JOB DESCRIPTION
As a Hadoop Platform Engineer, you will be responsible for designing, implementing, and managing our company's Hadoop infrastructure and data ecosystem. You will collaborate with cross-functional teams to understand data requirements, optimize data pipelines, and ensure the reliability and performance of our Hadoop clusters. You will also be responsible for administering and monitoring the Hadoop environment, troubleshooting issues, and implementing security measures.
Responsibilities:
- Design, implement, and maintain Hadoop clusters, including HDFS, YARN, and MapReduce components.
- Collaborate with data engineers and data scientists to understand data requirements and optimize data pipelines for efficient processing and analysis.
- Administer and monitor Hadoop clusters to ensure high availability, reliability, and performance.
- Troubleshoot and resolve issues related to Hadoop infrastructure, data ingestion, data processing, and data storage.
- Implement and manage security measures to protect data within the Hadoop ecosystem, including authentication, authorization, and encryption.
- Collaborate with cross-functional teams to define and implement backup and disaster recovery strategies for Hadoop clusters.
- Optimize Hadoop performance by fine-tuning configurations, capacity planning, and implementing performance monitoring and tuning techniques.
- Work with DevOps teams to automate Hadoop infrastructure provisioning, deployment, and management processes.
- Stay up to date with the latest developments in the Hadoop ecosystem and recommend and implement new technologies and tools that enhance the platform.
- Document Hadoop infrastructure configurations, processes, and best practices.
- Provide technical guidance and support to other team members and stakeholders.
Qualifications:
- Bachelor's degree in Computer Science, Information Technology, or a related field (or equivalent work experience).

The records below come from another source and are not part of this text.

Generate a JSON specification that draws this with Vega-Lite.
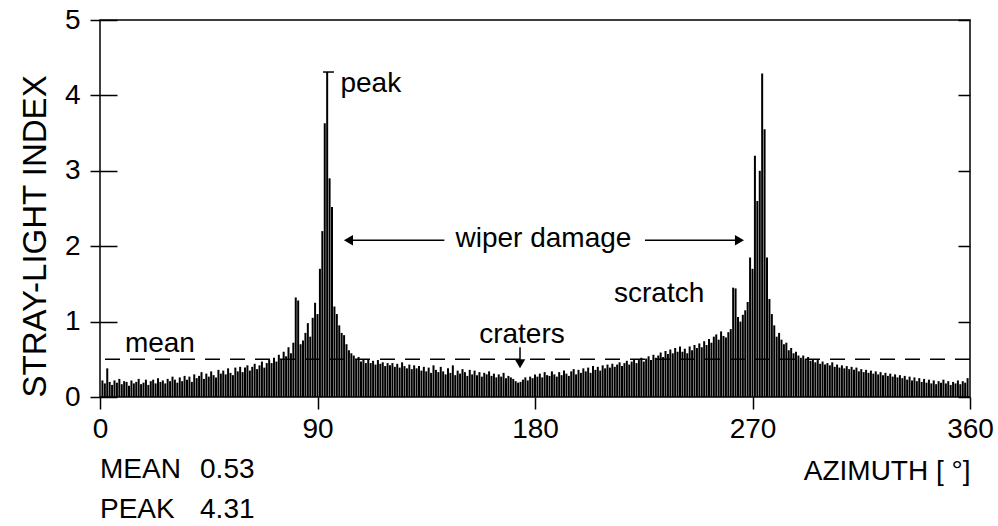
{
  "$schema": "https://vega.github.io/schema/vega-lite/v6.json",
  "width": 870,
  "height": 377,
  "autosize": {"type": "none"},
  "padding": {"left": 100, "top": 20, "right": 28, "bottom": 129},
  "background": "white",
  "config": {
    "font": "Liberation Sans",
    "view": {"stroke": "black", "strokeWidth": 1.5},
    "axis": {"domain": false, "grid": false, "tickColor": "black", "tickWidth": 1.5, "labelColor": "black", "titleColor": "black", "labelFont": "Liberation Sans", "titleFont": "Liberation Sans", "titleFontWeight": "normal"}
  },
  "datasets": {
    "bars": [
      {"a":1,"v":0.22},{"a":2,"v":0.18},{"a":3,"v":0.38},{"a":4,"v":0.2},{"a":5,"v":0.16},{"a":6,"v":0.22},{"a":7,"v":0.19},{"a":8,"v":0.24},{"a":9,"v":0.17},{"a":10,"v":0.21},
      {"a":11,"v":0.2},{"a":12,"v":0.15},{"a":13,"v":0.22},{"a":14,"v":0.18},{"a":15,"v":0.2},{"a":16,"v":0.24},{"a":17,"v":0.17},{"a":18,"v":0.19},{"a":19,"v":0.23},{"a":20,"v":0.16},
      {"a":21,"v":0.21},{"a":22,"v":0.23},{"a":23,"v":0.18},{"a":24,"v":0.25},{"a":25,"v":0.2},{"a":26,"v":0.22},{"a":27,"v":0.18},{"a":28,"v":0.24},{"a":29,"v":0.21},{"a":30,"v":0.27},
      {"a":31,"v":0.23},{"a":32,"v":0.19},{"a":33,"v":0.26},{"a":34,"v":0.21},{"a":35,"v":0.28},{"a":36,"v":0.23},{"a":37,"v":0.27},{"a":38,"v":0.2},{"a":39,"v":0.3},{"a":40,"v":0.25},
      {"a":41,"v":0.28},{"a":42,"v":0.33},{"a":43,"v":0.24},{"a":44,"v":0.31},{"a":45,"v":0.27},{"a":46,"v":0.34},{"a":47,"v":0.29},{"a":48,"v":0.26},{"a":49,"v":0.36},{"a":50,"v":0.31},
      {"a":51,"v":0.35},{"a":52,"v":0.3},{"a":53,"v":0.38},{"a":54,"v":0.32},{"a":55,"v":0.29},{"a":56,"v":0.39},{"a":57,"v":0.34},{"a":58,"v":0.4},{"a":59,"v":0.33},{"a":60,"v":0.39},
      {"a":61,"v":0.42},{"a":62,"v":0.35},{"a":63,"v":0.4},{"a":64,"v":0.44},{"a":65,"v":0.37},{"a":66,"v":0.42},{"a":67,"v":0.47},{"a":68,"v":0.39},{"a":69,"v":0.45},{"a":70,"v":0.49},
      {"a":71,"v":0.45},{"a":72,"v":0.52},{"a":73,"v":0.47},{"a":74,"v":0.56},{"a":75,"v":0.5},{"a":76,"v":0.6},{"a":77,"v":0.54},{"a":78,"v":0.66},{"a":79,"v":0.58},{"a":80,"v":0.72},
      {"a":81,"v":1.32},{"a":82,"v":1.28},{"a":83,"v":0.7},{"a":84,"v":0.75},{"a":85,"v":0.85},{"a":86,"v":0.98},{"a":87,"v":0.8},{"a":88,"v":1.05},{"a":89,"v":1.25},{"a":90,"v":1.1},
      {"a":91,"v":1.7},{"a":92,"v":2.2},{"a":93,"v":3.63},{"a":94,"v":4.31},{"a":95,"v":2.9},{"a":96,"v":2.52},{"a":97,"v":1.2},{"a":98,"v":1.1},{"a":99,"v":0.95},{"a":100,"v":0.85},
      {"a":101,"v":0.82},{"a":102,"v":0.7},{"a":103,"v":0.62},{"a":104,"v":0.58},{"a":105,"v":0.55},{"a":106,"v":0.5},{"a":107,"v":0.53},{"a":108,"v":0.47},{"a":109,"v":0.5},{"a":110,"v":0.45},
      {"a":111,"v":0.5},{"a":112,"v":0.45},{"a":113,"v":0.48},{"a":114,"v":0.43},{"a":115,"v":0.49},{"a":116,"v":0.44},{"a":117,"v":0.46},{"a":118,"v":0.41},{"a":119,"v":0.45},{"a":120,"v":0.42},
      {"a":121,"v":0.45},{"a":122,"v":0.4},{"a":123,"v":0.44},{"a":124,"v":0.39},{"a":125,"v":0.46},{"a":126,"v":0.41},{"a":127,"v":0.38},{"a":128,"v":0.43},{"a":129,"v":0.37},{"a":130,"v":0.42},
      {"a":131,"v":0.38},{"a":132,"v":0.41},{"a":133,"v":0.35},{"a":134,"v":0.4},{"a":135,"v":0.34},{"a":136,"v":0.39},{"a":137,"v":0.32},{"a":138,"v":0.42},{"a":139,"v":0.36},{"a":140,"v":0.33},
      {"a":141,"v":0.4},{"a":142,"v":0.34},{"a":143,"v":0.3},{"a":144,"v":0.38},{"a":145,"v":0.32},{"a":146,"v":0.42},{"a":147,"v":0.29},{"a":148,"v":0.35},{"a":149,"v":0.31},{"a":150,"v":0.37},
      {"a":151,"v":0.33},{"a":152,"v":0.28},{"a":153,"v":0.36},{"a":154,"v":0.3},{"a":155,"v":0.35},{"a":156,"v":0.29},{"a":157,"v":0.33},{"a":158,"v":0.27},{"a":159,"v":0.32},{"a":160,"v":0.3},
      {"a":161,"v":0.34},{"a":162,"v":0.28},{"a":163,"v":0.31},{"a":164,"v":0.26},{"a":165,"v":0.3},{"a":166,"v":0.27},{"a":167,"v":0.32},{"a":168,"v":0.25},{"a":169,"v":0.28},{"a":170,"v":0.26},
      {"a":171,"v":0.24},{"a":172,"v":0.21},{"a":173,"v":0.19},{"a":174,"v":0.2},{"a":175,"v":0.23},{"a":176,"v":0.26},{"a":177,"v":0.22},{"a":178,"v":0.27},{"a":179,"v":0.25},{"a":180,"v":0.3},
      {"a":181,"v":0.27},{"a":182,"v":0.31},{"a":183,"v":0.26},{"a":184,"v":0.33},{"a":185,"v":0.29},{"a":186,"v":0.28},{"a":187,"v":0.34},{"a":188,"v":0.3},{"a":189,"v":0.27},{"a":190,"v":0.33},
      {"a":191,"v":0.29},{"a":192,"v":0.35},{"a":193,"v":0.31},{"a":194,"v":0.28},{"a":195,"v":0.34},{"a":196,"v":0.37},{"a":197,"v":0.3},{"a":198,"v":0.36},{"a":199,"v":0.32},{"a":200,"v":0.38},
      {"a":201,"v":0.34},{"a":202,"v":0.39},{"a":203,"v":0.32},{"a":204,"v":0.41},{"a":205,"v":0.36},{"a":206,"v":0.4},{"a":207,"v":0.35},{"a":208,"v":0.42},{"a":209,"v":0.38},{"a":210,"v":0.43},
      {"a":211,"v":0.39},{"a":212,"v":0.44},{"a":213,"v":0.4},{"a":214,"v":0.43},{"a":215,"v":0.46},{"a":216,"v":0.41},{"a":217,"v":0.45},{"a":218,"v":0.48},{"a":219,"v":0.43},{"a":220,"v":0.47},
      {"a":221,"v":0.5},{"a":222,"v":0.45},{"a":223,"v":0.49},{"a":224,"v":0.52},{"a":225,"v":0.47},{"a":226,"v":0.51},{"a":227,"v":0.54},{"a":228,"v":0.49},{"a":229,"v":0.56},{"a":230,"v":0.52},
      {"a":231,"v":0.55},{"a":232,"v":0.59},{"a":233,"v":0.53},{"a":234,"v":0.61},{"a":235,"v":0.57},{"a":236,"v":0.63},{"a":237,"v":0.58},{"a":238,"v":0.65},{"a":239,"v":0.6},{"a":240,"v":0.67},
      {"a":241,"v":0.6},{"a":242,"v":0.64},{"a":243,"v":0.58},{"a":244,"v":0.67},{"a":245,"v":0.62},{"a":246,"v":0.69},{"a":247,"v":0.65},{"a":248,"v":0.71},{"a":249,"v":0.66},{"a":250,"v":0.74},
      {"a":251,"v":0.69},{"a":252,"v":0.77},{"a":253,"v":0.72},{"a":254,"v":0.8},{"a":255,"v":0.83},{"a":256,"v":0.76},{"a":257,"v":0.87},{"a":258,"v":0.81},{"a":259,"v":0.79},{"a":260,"v":0.86},
      {"a":261,"v":0.9},{"a":262,"v":1.45},{"a":263,"v":1.44},{"a":264,"v":1.06},{"a":265,"v":1.0},{"a":266,"v":1.09},{"a":267,"v":1.15},{"a":268,"v":1.26},{"a":269,"v":1.85},{"a":270,"v":1.7},
      {"a":271,"v":3.2},{"a":272,"v":2.6},{"a":273,"v":3.0},{"a":274,"v":4.29},{"a":275,"v":3.55},{"a":276,"v":1.85},{"a":277,"v":1.3},{"a":278,"v":1.1},{"a":279,"v":0.95},{"a":280,"v":0.8},
      {"a":281,"v":0.85},{"a":282,"v":0.76},{"a":283,"v":0.7},{"a":284,"v":0.72},{"a":285,"v":0.62},{"a":286,"v":0.65},{"a":287,"v":0.58},{"a":288,"v":0.6},{"a":289,"v":0.55},{"a":290,"v":0.52},
      {"a":291,"v":0.55},{"a":292,"v":0.5},{"a":293,"v":0.53},{"a":294,"v":0.48},{"a":295,"v":0.5},{"a":296,"v":0.46},{"a":297,"v":0.49},{"a":298,"v":0.44},{"a":299,"v":0.47},{"a":300,"v":0.43},
      {"a":301,"v":0.45},{"a":302,"v":0.42},{"a":303,"v":0.46},{"a":304,"v":0.4},{"a":305,"v":0.43},{"a":306,"v":0.39},{"a":307,"v":0.42},{"a":308,"v":0.38},{"a":309,"v":0.41},{"a":310,"v":0.37},
      {"a":311,"v":0.4},{"a":312,"v":0.36},{"a":313,"v":0.39},{"a":314,"v":0.34},{"a":315,"v":0.37},{"a":316,"v":0.33},{"a":317,"v":0.36},{"a":318,"v":0.32},{"a":319,"v":0.35},{"a":320,"v":0.31},
      {"a":321,"v":0.34},{"a":322,"v":0.3},{"a":323,"v":0.33},{"a":324,"v":0.29},{"a":325,"v":0.32},{"a":326,"v":0.28},{"a":327,"v":0.31},{"a":328,"v":0.27},{"a":329,"v":0.3},{"a":330,"v":0.26},
      {"a":331,"v":0.29},{"a":332,"v":0.25},{"a":333,"v":0.28},{"a":334,"v":0.23},{"a":335,"v":0.27},{"a":336,"v":0.22},{"a":337,"v":0.26},{"a":338,"v":0.21},{"a":339,"v":0.25},{"a":340,"v":0.2},
      {"a":341,"v":0.24},{"a":342,"v":0.19},{"a":343,"v":0.23},{"a":344,"v":0.18},{"a":345,"v":0.22},{"a":346,"v":0.17},{"a":347,"v":0.21},{"a":348,"v":0.19},{"a":349,"v":0.23},{"a":350,"v":0.18},
      {"a":351,"v":0.21},{"a":352,"v":0.16},{"a":353,"v":0.2},{"a":354,"v":0.18},{"a":355,"v":0.22},{"a":356,"v":0.17},{"a":357,"v":0.21},{"a":358,"v":0.19},{"a":359,"v":0.25}
    ],
    "segs": [
      {"x": 103, "x2": 142.5, "y": 2.08, "y2": 2.08},
      {"x": 225.5, "x2": 264.3, "y": 2.08, "y2": 2.08},
      {"x": 92.3, "x2": 96.8, "y": 4.31, "y2": 4.31},
      {"x": 173.8, "x2": 173.8, "y": 0.66, "y2": 0.45}
    ],
    "heads": [
      {"x": 102.8, "y": 2.08, "s": "triangle-left"},
      {"x": 264.6, "y": 2.08, "s": "triangle-right"},
      {"x": 173.8, "y": 0.44, "s": "triangle-down"}
    ],
    "mean": [{"m": 0.5}],
    "notes": [
      {"x": 99.5, "y": 4.05, "t": "peak", "al": "left"},
      {"x": 183.5, "y": 1.99, "t": "wiper damage", "al": "center"},
      {"x": 212.7, "y": 1.26, "t": "scratch", "al": "left"},
      {"x": 174.6, "y": 0.72, "t": "craters", "al": "center"},
      {"x": 10.3, "y": 0.6, "t": "mean", "al": "left"},
      {"x": 0, "y": -1.08, "t": "MEAN", "al": "left"},
      {"x": 41.4, "y": -1.08, "t": "0.53", "al": "left"},
      {"x": 0, "y": -1.6, "t": "PEAK", "al": "left"},
      {"x": 41.4, "y": -1.6, "t": "4.31", "al": "left"}
    ]
  },
  "resolve": {"axis": {"x": "independent", "y": "independent"}},
  "layer": [
    {
      "data": {"name": "bars"},
      "mark": {"type": "bar", "color": "black", "size": 2},
      "encoding": {
        "x": {"field": "a", "type": "quantitative", "scale": {"domain": [0, 360], "nice": false, "zero": false, "padding": 0},
          "axis": {"orient": "bottom", "values": [0, 90, 180, 270, 360], "tickSize": 12, "labelFontSize": 28, "labelPadding": 6, "labelFlush": false,
            "title": "AZIMUTH [ °]", "titleFontSize": 28, "titleAnchor": "end", "titleAlign": "right", "titlePadding": 14}},
        "y": {"field": "v", "type": "quantitative", "scale": {"domain": [0, 5], "nice": false},
          "axis": {"orient": "left", "values": [0, 1, 2, 3, 4, 5], "tickSize": 10, "labelFontSize": 28, "labelPadding": 10,
            "grid": true, "gridColor": "black", "gridWidth": 1.5, "gridOpacity": 1, "gridDash": [17, 841, 12, 0],
            "title": "STRAY-LIGHT INDEX", "titleFontSize": 33, "titleAnchor": "start", "titlePadding": 12}}
      }
    },
    {
      "data": {"name": "mean"},
      "mark": {"type": "rule", "color": "black", "strokeWidth": 1.5, "strokeDash": [15, 10]},
      "encoding": {"y": {"field": "m", "type": "quantitative", "axis": null}}
    },
    {
      "data": {"name": "segs"},
      "mark": {"type": "rule", "color": "black", "strokeWidth": 1.5},
      "encoding": {
        "x": {"field": "x", "type": "quantitative", "axis": null},
        "x2": {"field": "x2"},
        "y": {"field": "y", "type": "quantitative", "axis": null},
        "y2": {"field": "y2"}
      }
    },
    {
      "data": {"name": "heads"},
      "mark": {"type": "point", "filled": true, "color": "black", "opacity": 1, "size": 110},
      "encoding": {
        "x": {"field": "x", "type": "quantitative", "axis": null},
        "y": {"field": "y", "type": "quantitative", "axis": null},
        "shape": {"field": "s", "type": "nominal", "scale": null}
      }
    },
    {
      "data": {"name": "notes"},
      "transform": [{"filter": "datum.al === 'left'"}],
      "mark": {"type": "text", "align": "left", "baseline": "alphabetic", "fontSize": 28, "color": "black"},
      "encoding": {
        "x": {"field": "x", "type": "quantitative", "axis": null},
        "y": {"field": "y", "type": "quantitative", "axis": null},
        "text": {"field": "t"}
      }
    },
    {
      "data": {"name": "notes"},
      "transform": [{"filter": "datum.al === 'center'"}],
      "mark": {"type": "text", "align": "center", "baseline": "alphabetic", "fontSize": 28, "color": "black"},
      "encoding": {
        "x": {"field": "x", "type": "quantitative", "axis": null},
        "y": {"field": "y", "type": "quantitative", "axis": null},
        "text": {"field": "t"}
      }
    }
  ]
}
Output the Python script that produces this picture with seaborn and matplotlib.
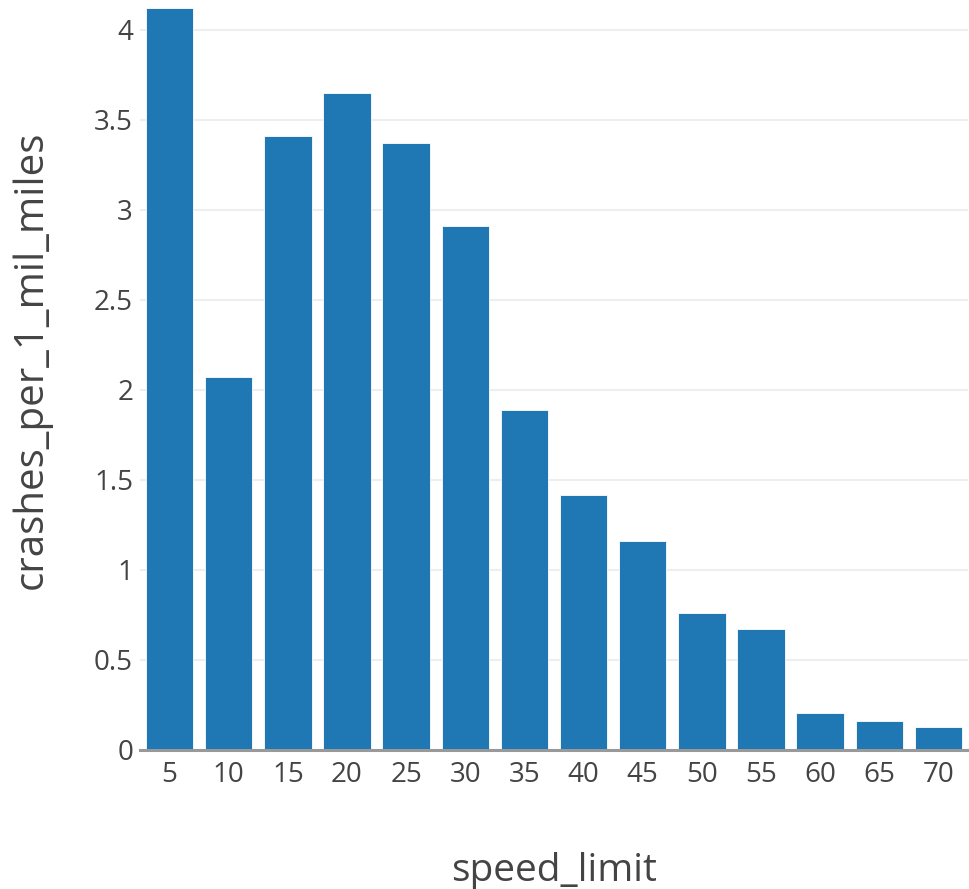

- Strong experience in designing, implementing, and administering Hadoop clusters in a production environment.
- Proficiency in Hadoop ecosystem components such as HDFS, YARN, MapReduce, Hive, Spark, and HBase.
- Experience with cluster management tools like Apache Ambari or Cloudera Manager.
- Solid understanding of Linux/Unix systems and networking concepts.
- Strong scripting skills (e.g., Bash, Python) for automation and troubleshooting.
- Knowledge of database concepts and SQL.
- Experience with data ingestion tools like Apache Kafka or Apache NiFi.
- Familiarity with data warehouse concepts and technologies.
- Understanding of security principles and experience implementing security measures in Hadoop clusters.
- Strong problem-solving and troubleshooting skills, with the ability to analyze and resolve complex issues.
- Excellent communication and collaboration skills to work effectively with cross-functional teams.
- Relevant certifications such as Cloudera Certified Administrator for Apache Hadoop (CCAH) or Hortonworks Certified Administrator (HCA) are a plus.